Redstone Science Fiction
- Issue #19, December 2011
- Editor: Michael E. Ray Paul C. Clemmons
- Categories: Science fiction magazine
- Frequency: Monthly
- Publisher: Redstone Publishing
- First issue: June 1, 2010
- Final issue Number: September 1, 2012 28
- Country: United States
- Language: English
- Website: redstonesciencefiction.com
- ISSN: 2157-9717

= Redstone Science Fiction =

Redstone Science Fiction was an online science fiction magazine. The first issue was published June 1, 2010 and maintained a regular monthly schedule until the September 1, 2012 issue.
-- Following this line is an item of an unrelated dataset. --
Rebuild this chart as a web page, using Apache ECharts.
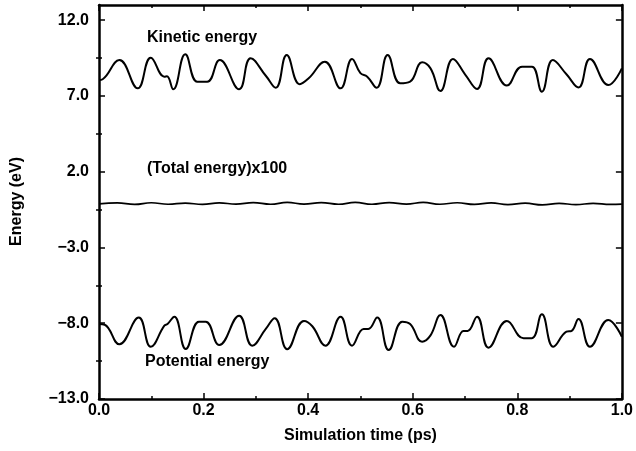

Redstone Science Fiction (often called Redstone SF) has published fiction by Cory Doctorow, Mary Robinette Kowal, Ken MacLeod, Cat Rambo, Hannu Rajaniemi, Vylar Kaftan, Lavie Tidhar, and others. The magazine has conducted interviews with many editors and authors in the science fiction field, including Lou Anders, John Joseph Adams, Mary Robinette Kowal, Vylar Kaftan, Cat Rambo, Lavie Tidhar, and others. Redstone SF has also published essays on science fiction literary criticism and the writing craft. The magazine initiated a writing contest in June 2010 to draw attention to issues of disability in science fiction.

==Staff==
- Michael Ray, Co-Publisher, Editor
- Paul Clemmons, Publisher, Co-Editor
- Cassondra Link, Assistant Editor
- Ferlie, Assistant Editor
- Mary Ann Locke, Assistant Editor

==Critical reaction==
Redstone Science Fiction was listed by Vision: A Resource for Writers as one of the top four places to submit science fiction short stories, along with Asimov's, Analog, and Lightspeed magazines.

In June 2011, Redstone Science Fiction was recognized as a professional market, a "Qualifying Short Fiction Venue", for membership in the Science Fiction and Fantasy Writers of America.